Maintenant, si nous rapprochons ce que nous avons distingué, nous verrons que, par un enchaînement merveilleux, l’art produit de lui-même ce qui n’est pas son but, c’est-à-dire qu’il est religieux et moral, utile et charmant.

Il est religieux, parce que le beau est un relief de Dieu même. Toute vérité enveloppée par une forme sensible et belle nous montre et nous voile l’infini ; elle couvre et découvre tout ensemble l’éternelle beauté. Il est moral, parce qu’il élève l’âme et la purifie : il est la splendeur du vrai, suivant une belle pensée platonicienne, modifiée par saint Augustin : splendor boni. Quand je suis en présence d’un chef-d’œuvre, j’éprouve le besoin de mettre mon âme à l’unisson. Si j’avais le sentiment de mon indignité, l’admiration serait pour moi un malaise, un reproche ; je me sentirais humilié de toute pensée basse : je ferais donc effort, une fois rentré en moi-même, pour effacer de ma nature les lâches qui me seraient apparues à cette vive lumière que projette la beauté.

L’art est utile aux sociétés, parce qu’il adoucit les mœurs ; il tempère la rudesse de l’homme, rien qu’en le donnant en spectacle à lui-même. Lorsque, jeté par la tempête sur les côtes d’Afrique, Énée arrive secrètement à Carthage, il entre dans le temple de Junon et il y voit une suite de peintures qui représentaient le siège de Troie. À cette vue, ses inquiétudes se calment, et il renaît à l’espérance : « Rassurons-nous, » dit-il à son compagnon, « ici les malheureux trouvent des cœurs compatissants. »

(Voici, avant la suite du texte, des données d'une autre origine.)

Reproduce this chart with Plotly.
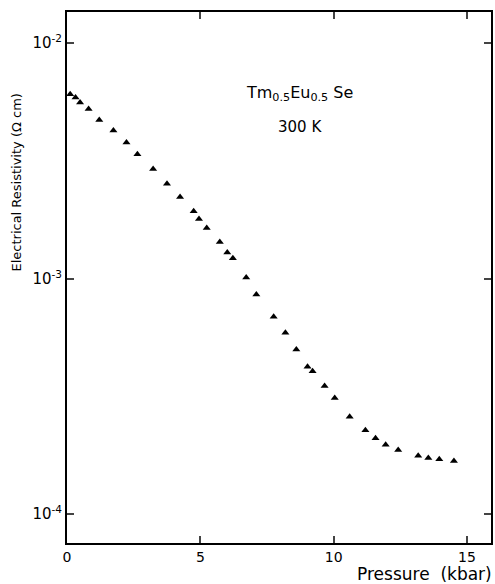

« En voyant chaque jour, » dit Platon dans sa République, « des chefs-d’œuvre de peinture, de sculpture et d’architecture, les génies les moins disposés aux grâces, élevés parmi ces ouvrages comme dans un air pur et sain, prendront le goût du beau, du décent et du délicat ; ils s’accoutumeront à saisir avec justesse ce qu’il y a de parfait ou de défectueux dans les ouvrages de l’art et dans ceux de la nature, et cette heureuse rectitude de leur jugement deviendra une habitude de leur âme. »

Laissez donc faire les grands artistes : sans songer à nous plaire, ils nous raviront ; sans vouloir nous moraliser, ils élèveront notre âme. Laissez l’aire la beauté : d’elle-même, fille gracieuse et voilée, elle nous conduira auprès de sa sœur austère, chaste et nue… la Vérité.